start

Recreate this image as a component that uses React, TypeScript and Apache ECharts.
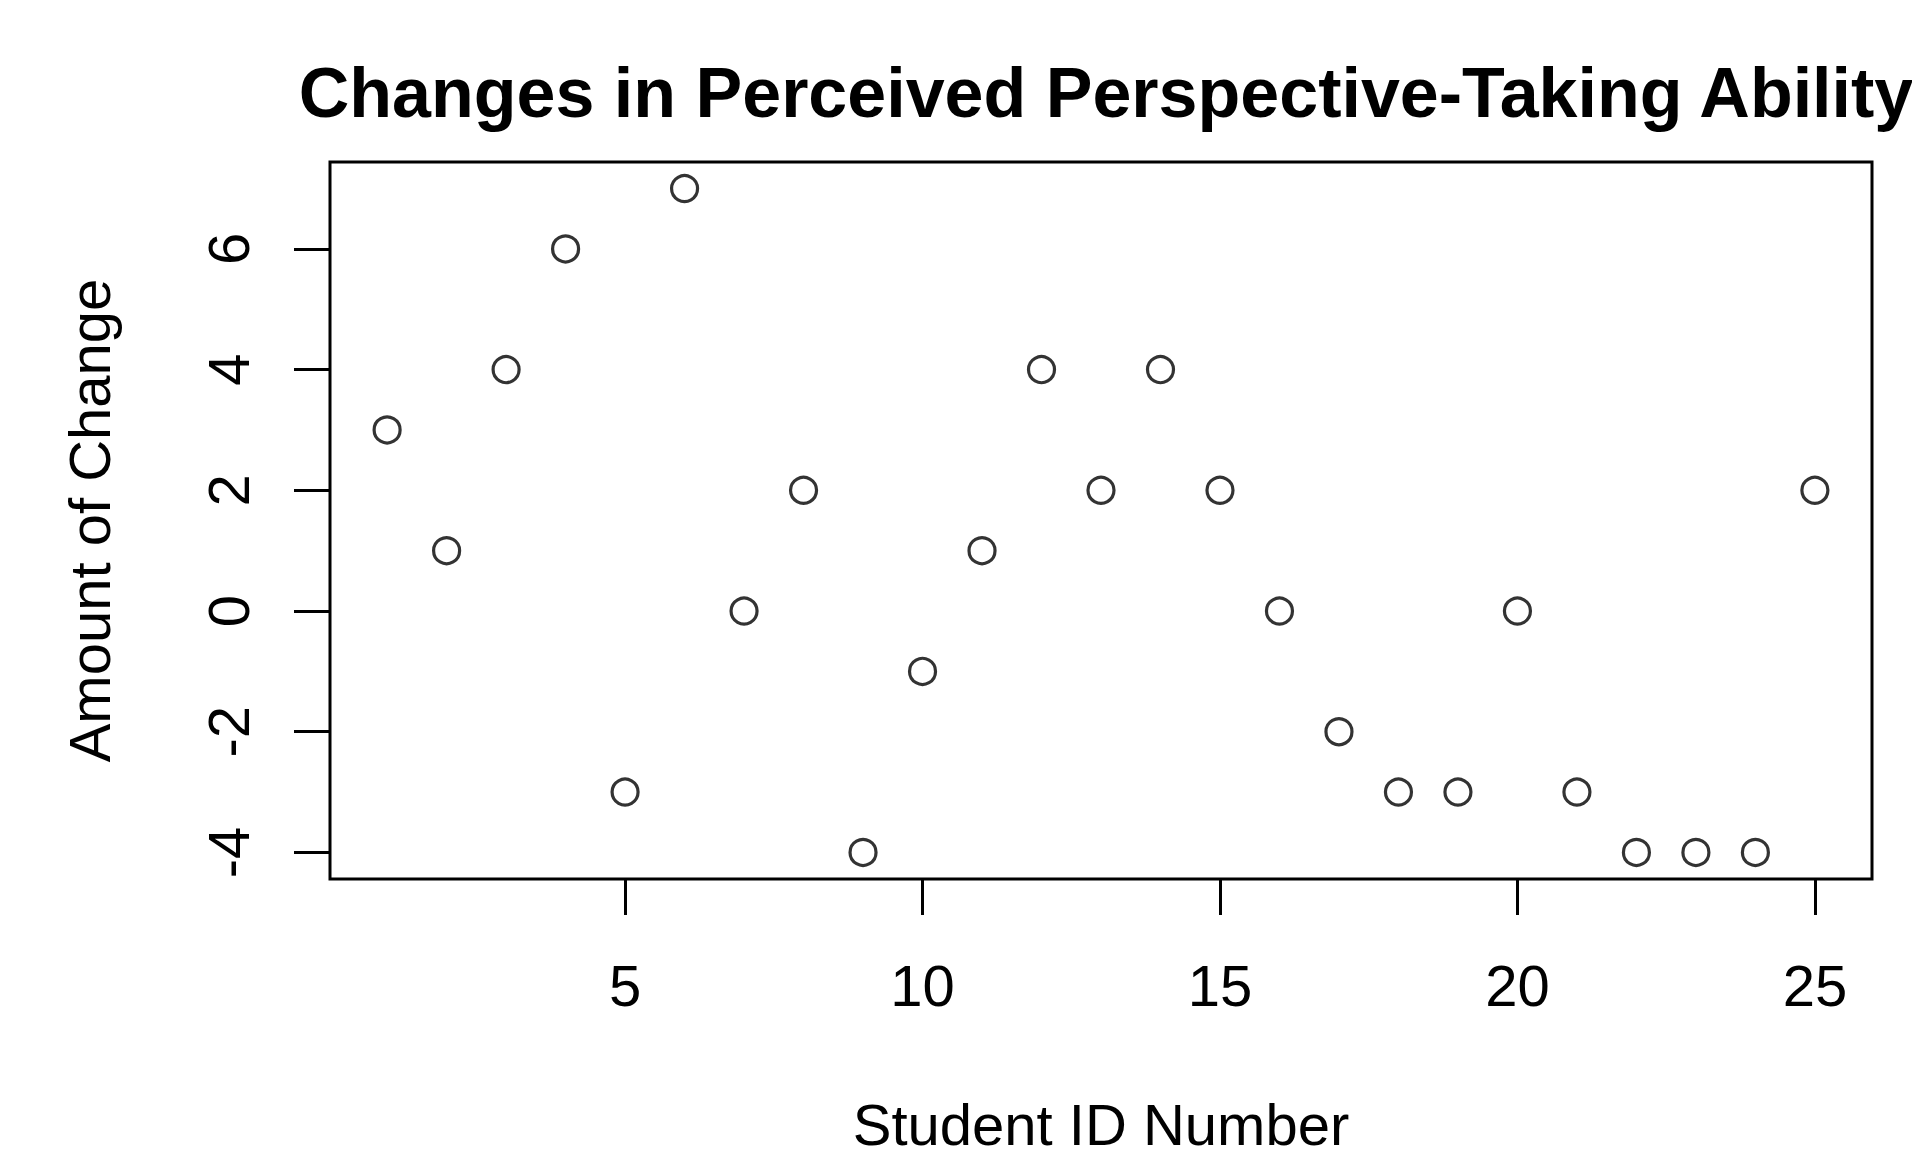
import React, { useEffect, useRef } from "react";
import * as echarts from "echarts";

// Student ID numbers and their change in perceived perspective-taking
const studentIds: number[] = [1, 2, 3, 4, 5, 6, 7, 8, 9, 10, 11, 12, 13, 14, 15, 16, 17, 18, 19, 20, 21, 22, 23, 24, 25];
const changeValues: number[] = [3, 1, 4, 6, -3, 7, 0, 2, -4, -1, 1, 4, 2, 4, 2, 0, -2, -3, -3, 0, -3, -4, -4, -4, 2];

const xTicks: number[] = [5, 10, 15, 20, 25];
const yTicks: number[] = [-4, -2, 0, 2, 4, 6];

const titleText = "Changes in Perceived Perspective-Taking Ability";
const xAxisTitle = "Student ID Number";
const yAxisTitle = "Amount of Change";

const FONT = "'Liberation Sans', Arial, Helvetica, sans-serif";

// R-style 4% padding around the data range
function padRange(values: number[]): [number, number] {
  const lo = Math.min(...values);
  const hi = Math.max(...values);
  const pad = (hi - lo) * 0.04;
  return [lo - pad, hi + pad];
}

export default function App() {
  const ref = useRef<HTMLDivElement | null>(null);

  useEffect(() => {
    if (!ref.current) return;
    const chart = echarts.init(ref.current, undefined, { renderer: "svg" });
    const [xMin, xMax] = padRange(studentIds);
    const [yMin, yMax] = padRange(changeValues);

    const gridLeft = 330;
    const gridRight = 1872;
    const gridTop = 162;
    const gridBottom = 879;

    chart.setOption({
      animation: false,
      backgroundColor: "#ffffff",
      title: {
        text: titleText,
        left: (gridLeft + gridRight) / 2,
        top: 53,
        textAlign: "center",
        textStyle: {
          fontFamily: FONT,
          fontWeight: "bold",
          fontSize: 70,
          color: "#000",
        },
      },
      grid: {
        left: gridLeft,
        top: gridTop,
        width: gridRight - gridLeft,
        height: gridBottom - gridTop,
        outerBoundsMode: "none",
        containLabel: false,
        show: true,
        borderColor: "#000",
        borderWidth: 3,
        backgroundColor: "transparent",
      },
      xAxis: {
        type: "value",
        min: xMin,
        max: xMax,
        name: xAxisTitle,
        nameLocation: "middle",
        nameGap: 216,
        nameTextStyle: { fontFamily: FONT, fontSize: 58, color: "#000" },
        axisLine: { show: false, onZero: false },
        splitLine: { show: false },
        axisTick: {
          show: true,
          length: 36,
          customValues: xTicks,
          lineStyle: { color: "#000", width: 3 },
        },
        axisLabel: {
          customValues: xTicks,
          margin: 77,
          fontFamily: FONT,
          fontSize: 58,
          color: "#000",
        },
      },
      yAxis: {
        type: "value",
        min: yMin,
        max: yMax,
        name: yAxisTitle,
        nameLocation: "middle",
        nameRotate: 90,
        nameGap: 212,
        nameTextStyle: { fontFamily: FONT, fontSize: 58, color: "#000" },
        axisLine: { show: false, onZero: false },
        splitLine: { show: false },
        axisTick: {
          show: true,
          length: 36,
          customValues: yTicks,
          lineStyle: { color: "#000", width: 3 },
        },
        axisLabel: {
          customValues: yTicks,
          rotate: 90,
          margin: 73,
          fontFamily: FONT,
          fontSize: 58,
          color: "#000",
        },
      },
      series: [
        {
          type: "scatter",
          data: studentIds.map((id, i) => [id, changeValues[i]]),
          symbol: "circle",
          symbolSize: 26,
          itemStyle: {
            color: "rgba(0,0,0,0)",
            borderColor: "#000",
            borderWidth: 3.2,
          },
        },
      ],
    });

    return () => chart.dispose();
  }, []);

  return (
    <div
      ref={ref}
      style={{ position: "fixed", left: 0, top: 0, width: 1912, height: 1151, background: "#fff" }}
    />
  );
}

end

In your copy of the listing above, reproduce each line exactly and omit all pictures.

Recreate this image as a component that uses React, TypeScript and Apache ECharts.
import React, { useEffect, useRef } from "react";
import * as echarts from "echarts";

// Student ID numbers and their change in perceived perspective-taking
const studentIds: number[] = [1, 2, 3, 4, 5, 6, 7, 8, 9, 10, 11, 12, 13, 14, 15, 16, 17, 18, 19, 20, 21, 22, 23, 24, 25];
const changeValues: number[] = [3, 1, 4, 6, -3, 7, 0, 2, -4, -1, 1, 4, 2, 4, 2, 0, -2, -3, -3, 0, -3, -4, -4, -4, 2];

const xTicks: number[] = [5, 10, 15, 20, 25];
const yTicks: number[] = [-4, -2, 0, 2, 4, 6];

const titleText = "Changes in Perceived Perspective-Taking Ability";
const xAxisTitle = "Student ID Number";
const yAxisTitle = "Amount of Change";

const FONT = "'Liberation Sans', Arial, Helvetica, sans-serif";

// R-style 4% padding around the data range
function padRange(values: number[]): [number, number] {
  const lo = Math.min(...values);
  const hi = Math.max(...values);
  const pad = (hi - lo) * 0.04;
  return [lo - pad, hi + pad];
}

export default function App() {
  const ref = useRef<HTMLDivElement | null>(null);

  useEffect(() => {
    if (!ref.current) return;
    const chart = echarts.init(ref.current, undefined, { renderer: "svg" });
    const [xMin, xMax] = padRange(studentIds);
    const [yMin, yMax] = padRange(changeValues);

    const gridLeft = 330;
    const gridRight = 1872;
    const gridTop = 162;
    const gridBottom = 879;

    chart.setOption({
      animation: false,
      backgroundColor: "#ffffff",
      title: {
        text: titleText,
        left: (gridLeft + gridRight) / 2,
        top: 53,
        textAlign: "center",
        textStyle: {
          fontFamily: FONT,
          fontWeight: "bold",
          fontSize: 70,
          color: "#000",
        },
      },
      grid: {
        left: gridLeft,
        top: gridTop,
        width: gridRight - gridLeft,
        height: gridBottom - gridTop,
        outerBoundsMode: "none",
        containLabel: false,
        show: true,
        borderColor: "#000",
        borderWidth: 3,
        backgroundColor: "transparent",
      },
      xAxis: {
        type: "value",
        min: xMin,
        max: xMax,
        name: xAxisTitle,
        nameLocation: "middle",
        nameGap: 216,
        nameTextStyle: { fontFamily: FONT, fontSize: 58, color: "#000" },
        axisLine: { show: false, onZero: false },
        splitLine: { show: false },
        axisTick: {
          show: true,
          length: 36,
          customValues: xTicks,
          lineStyle: { color: "#000", width: 3 },
        },
        axisLabel: {
          customValues: xTicks,
          margin: 77,
          fontFamily: FONT,
          fontSize: 58,
          color: "#000",
        },
      },
      yAxis: {
        type: "value",
        min: yMin,
        max: yMax,
        name: yAxisTitle,
        nameLocation: "middle",
        nameRotate: 90,
        nameGap: 212,
        nameTextStyle: { fontFamily: FONT, fontSize: 58, color: "#000" },
        axisLine: { show: false, onZero: false },
        splitLine: { show: false },
        axisTick: {
          show: true,
          length: 36,
          customValues: yTicks,
          lineStyle: { color: "#000", width: 3 },
        },
        axisLabel: {
          customValues: yTicks,
          rotate: 90,
          margin: 73,
          fontFamily: FONT,
          fontSize: 58,
          color: "#000",
        },
      },
      series: [
        {
          type: "scatter",
          data: studentIds.map((id, i) => [id, changeValues[i]]),
          symbol: "circle",
          symbolSize: 26,
          itemStyle: {
            color: "rgba(0,0,0,0)",
            borderColor: "#000",
            borderWidth: 3.2,
          },
        },
      ],
    });

    return () => chart.dispose();
  }, []);

  return (
    <div
      ref={ref}
      style={{ position: "fixed", left: 0, top: 0, width: 1912, height: 1151, background: "#fff" }}
    />
  );
}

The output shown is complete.